-- PROBLEM STATEMENT --
Exclude images, then output the remaining data verbatim.

= = = = =

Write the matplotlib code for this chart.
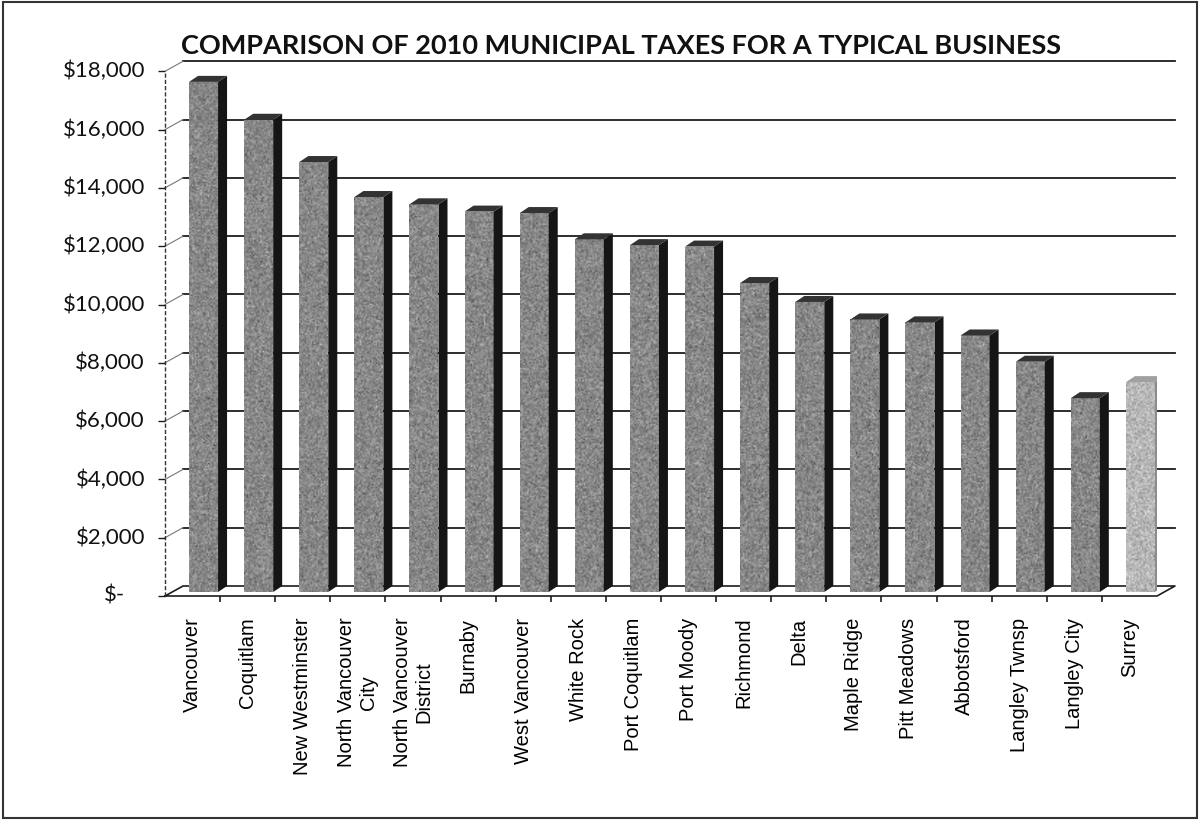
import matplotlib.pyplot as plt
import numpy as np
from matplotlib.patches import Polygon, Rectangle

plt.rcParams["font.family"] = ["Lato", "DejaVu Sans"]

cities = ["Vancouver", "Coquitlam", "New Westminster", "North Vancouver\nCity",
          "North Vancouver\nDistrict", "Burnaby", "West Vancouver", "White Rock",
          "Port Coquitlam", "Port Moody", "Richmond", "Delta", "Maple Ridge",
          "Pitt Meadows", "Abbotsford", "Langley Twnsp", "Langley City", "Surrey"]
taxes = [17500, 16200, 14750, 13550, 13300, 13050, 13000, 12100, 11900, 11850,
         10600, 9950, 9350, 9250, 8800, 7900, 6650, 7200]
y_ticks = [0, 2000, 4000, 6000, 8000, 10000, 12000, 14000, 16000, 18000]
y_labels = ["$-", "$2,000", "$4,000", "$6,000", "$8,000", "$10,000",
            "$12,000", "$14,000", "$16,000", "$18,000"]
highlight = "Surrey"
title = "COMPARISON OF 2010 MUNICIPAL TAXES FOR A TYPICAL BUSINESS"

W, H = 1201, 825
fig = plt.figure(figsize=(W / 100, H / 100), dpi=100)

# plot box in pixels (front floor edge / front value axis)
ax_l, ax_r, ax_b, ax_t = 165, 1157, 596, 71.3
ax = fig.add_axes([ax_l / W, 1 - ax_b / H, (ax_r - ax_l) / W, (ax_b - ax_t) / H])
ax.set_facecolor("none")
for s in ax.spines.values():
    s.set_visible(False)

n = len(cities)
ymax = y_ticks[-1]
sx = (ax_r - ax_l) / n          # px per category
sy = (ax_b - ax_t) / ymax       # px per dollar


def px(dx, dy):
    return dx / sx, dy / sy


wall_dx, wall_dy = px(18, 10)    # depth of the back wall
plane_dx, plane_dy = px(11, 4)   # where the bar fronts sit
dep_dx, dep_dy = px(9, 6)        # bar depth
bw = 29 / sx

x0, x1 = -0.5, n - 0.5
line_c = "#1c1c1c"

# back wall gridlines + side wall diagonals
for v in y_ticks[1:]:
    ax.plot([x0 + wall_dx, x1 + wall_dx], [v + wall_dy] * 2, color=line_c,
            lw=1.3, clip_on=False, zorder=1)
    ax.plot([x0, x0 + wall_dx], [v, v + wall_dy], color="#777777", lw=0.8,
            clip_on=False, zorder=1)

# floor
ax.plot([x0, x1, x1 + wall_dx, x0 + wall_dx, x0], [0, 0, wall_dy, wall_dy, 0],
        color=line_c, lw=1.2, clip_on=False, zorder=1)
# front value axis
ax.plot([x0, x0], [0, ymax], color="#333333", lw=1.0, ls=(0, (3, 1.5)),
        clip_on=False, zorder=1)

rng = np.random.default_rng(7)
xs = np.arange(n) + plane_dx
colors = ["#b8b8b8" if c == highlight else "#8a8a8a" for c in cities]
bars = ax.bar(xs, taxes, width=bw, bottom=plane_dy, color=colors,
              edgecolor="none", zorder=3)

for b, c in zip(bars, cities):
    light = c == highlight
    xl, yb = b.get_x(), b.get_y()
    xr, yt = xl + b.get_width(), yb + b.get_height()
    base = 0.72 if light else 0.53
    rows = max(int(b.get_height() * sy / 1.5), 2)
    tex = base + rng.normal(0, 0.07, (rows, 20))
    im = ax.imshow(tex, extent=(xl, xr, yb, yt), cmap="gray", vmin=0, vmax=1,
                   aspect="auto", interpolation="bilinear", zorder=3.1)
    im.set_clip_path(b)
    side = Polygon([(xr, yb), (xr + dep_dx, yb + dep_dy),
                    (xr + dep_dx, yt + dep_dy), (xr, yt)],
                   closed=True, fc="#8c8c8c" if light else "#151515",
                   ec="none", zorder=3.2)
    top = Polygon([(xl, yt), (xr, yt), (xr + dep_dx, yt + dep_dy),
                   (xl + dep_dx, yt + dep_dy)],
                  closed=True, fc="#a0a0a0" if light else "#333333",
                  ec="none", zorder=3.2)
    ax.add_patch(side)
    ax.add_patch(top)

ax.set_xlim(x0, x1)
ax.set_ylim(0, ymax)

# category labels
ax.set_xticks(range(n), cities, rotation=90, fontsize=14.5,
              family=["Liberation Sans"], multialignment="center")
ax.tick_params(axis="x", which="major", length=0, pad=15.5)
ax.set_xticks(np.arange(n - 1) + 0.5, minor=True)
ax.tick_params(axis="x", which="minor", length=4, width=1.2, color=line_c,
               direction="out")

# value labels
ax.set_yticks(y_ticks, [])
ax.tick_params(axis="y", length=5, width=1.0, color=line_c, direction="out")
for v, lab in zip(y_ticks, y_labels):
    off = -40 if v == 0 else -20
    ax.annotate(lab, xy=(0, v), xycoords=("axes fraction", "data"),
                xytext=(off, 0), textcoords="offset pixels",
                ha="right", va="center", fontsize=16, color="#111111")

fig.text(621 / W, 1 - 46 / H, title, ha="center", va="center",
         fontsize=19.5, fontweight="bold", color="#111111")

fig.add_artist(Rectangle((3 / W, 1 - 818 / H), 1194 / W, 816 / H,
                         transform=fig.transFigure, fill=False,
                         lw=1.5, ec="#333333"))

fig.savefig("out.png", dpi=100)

= = = = =

-- WRITTEN SOLUTION --
Write the matplotlib code for this chart.
import matplotlib.pyplot as plt
import numpy as np
from matplotlib.patches import Polygon, Rectangle

plt.rcParams["font.family"] = ["Lato", "DejaVu Sans"]

cities = ["Vancouver", "Coquitlam", "New Westminster", "North Vancouver\nCity",
          "North Vancouver\nDistrict", "Burnaby", "West Vancouver", "White Rock",
          "Port Coquitlam", "Port Moody", "Richmond", "Delta", "Maple Ridge",
          "Pitt Meadows", "Abbotsford", "Langley Twnsp", "Langley City", "Surrey"]
taxes = [17500, 16200, 14750, 13550, 13300, 13050, 13000, 12100, 11900, 11850,
         10600, 9950, 9350, 9250, 8800, 7900, 6650, 7200]
y_ticks = [0, 2000, 4000, 6000, 8000, 10000, 12000, 14000, 16000, 18000]
y_labels = ["$-", "$2,000", "$4,000", "$6,000", "$8,000", "$10,000",
            "$12,000", "$14,000", "$16,000", "$18,000"]
highlight = "Surrey"
title = "COMPARISON OF 2010 MUNICIPAL TAXES FOR A TYPICAL BUSINESS"

W, H = 1201, 825
fig = plt.figure(figsize=(W / 100, H / 100), dpi=100)

# plot box in pixels (front floor edge / front value axis)
ax_l, ax_r, ax_b, ax_t = 165, 1157, 596, 71.3
ax = fig.add_axes([ax_l / W, 1 - ax_b / H, (ax_r - ax_l) / W, (ax_b - ax_t) / H])
ax.set_facecolor("none")
for s in ax.spines.values():
    s.set_visible(False)

n = len(cities)
ymax = y_ticks[-1]
sx = (ax_r - ax_l) / n          # px per category
sy = (ax_b - ax_t) / ymax       # px per dollar


def px(dx, dy):
    return dx / sx, dy / sy


wall_dx, wall_dy = px(18, 10)    # depth of the back wall
plane_dx, plane_dy = px(11, 4)   # where the bar fronts sit
dep_dx, dep_dy = px(9, 6)        # bar depth
bw = 29 / sx

x0, x1 = -0.5, n - 0.5
line_c = "#1c1c1c"

# back wall gridlines + side wall diagonals
for v in y_ticks[1:]:
    ax.plot([x0 + wall_dx, x1 + wall_dx], [v + wall_dy] * 2, color=line_c,
            lw=1.3, clip_on=False, zorder=1)
    ax.plot([x0, x0 + wall_dx], [v, v + wall_dy], color="#777777", lw=0.8,
            clip_on=False, zorder=1)

# floor
ax.plot([x0, x1, x1 + wall_dx, x0 + wall_dx, x0], [0, 0, wall_dy, wall_dy, 0],
        color=line_c, lw=1.2, clip_on=False, zorder=1)
# front value axis
ax.plot([x0, x0], [0, ymax], color="#333333", lw=1.0, ls=(0, (3, 1.5)),
        clip_on=False, zorder=1)

rng = np.random.default_rng(7)
xs = np.arange(n) + plane_dx
colors = ["#b8b8b8" if c == highlight else "#8a8a8a" for c in cities]
bars = ax.bar(xs, taxes, width=bw, bottom=plane_dy, color=colors,
              edgecolor="none", zorder=3)

for b, c in zip(bars, cities):
    light = c == highlight
    xl, yb = b.get_x(), b.get_y()
    xr, yt = xl + b.get_width(), yb + b.get_height()
    base = 0.72 if light else 0.53
    rows = max(int(b.get_height() * sy / 1.5), 2)
    tex = base + rng.normal(0, 0.07, (rows, 20))
    im = ax.imshow(tex, extent=(xl, xr, yb, yt), cmap="gray", vmin=0, vmax=1,
                   aspect="auto", interpolation="bilinear", zorder=3.1)
    im.set_clip_path(b)
    side = Polygon([(xr, yb), (xr + dep_dx, yb + dep_dy),
                    (xr + dep_dx, yt + dep_dy), (xr, yt)],
                   closed=True, fc="#8c8c8c" if light else "#151515",
                   ec="none", zorder=3.2)
    top = Polygon([(xl, yt), (xr, yt), (xr + dep_dx, yt + dep_dy),
                   (xl + dep_dx, yt + dep_dy)],
                  closed=True, fc="#a0a0a0" if light else "#333333",
                  ec="none", zorder=3.2)
    ax.add_patch(side)
    ax.add_patch(top)

ax.set_xlim(x0, x1)
ax.set_ylim(0, ymax)

# category labels
ax.set_xticks(range(n), cities, rotation=90, fontsize=14.5,
              family=["Liberation Sans"], multialignment="center")
ax.tick_params(axis="x", which="major", length=0, pad=15.5)
ax.set_xticks(np.arange(n - 1) + 0.5, minor=True)
ax.tick_params(axis="x", which="minor", length=4, width=1.2, color=line_c,
               direction="out")

# value labels
ax.set_yticks(y_ticks, [])
ax.tick_params(axis="y", length=5, width=1.0, color=line_c, direction="out")
for v, lab in zip(y_ticks, y_labels):
    off = -40 if v == 0 else -20
    ax.annotate(lab, xy=(0, v), xycoords=("axes fraction", "data"),
                xytext=(off, 0), textcoords="offset pixels",
                ha="right", va="center", fontsize=16, color="#111111")

fig.text(621 / W, 1 - 46 / H, title, ha="center", va="center",
         fontsize=19.5, fontweight="bold", color="#111111")

fig.add_artist(Rectangle((3 / W, 1 - 818 / H), 1194 / W, 816 / H,
                         transform=fig.transFigure, fill=False,
                         lw=1.5, ec="#333333"))

fig.savefig("out.png", dpi=100)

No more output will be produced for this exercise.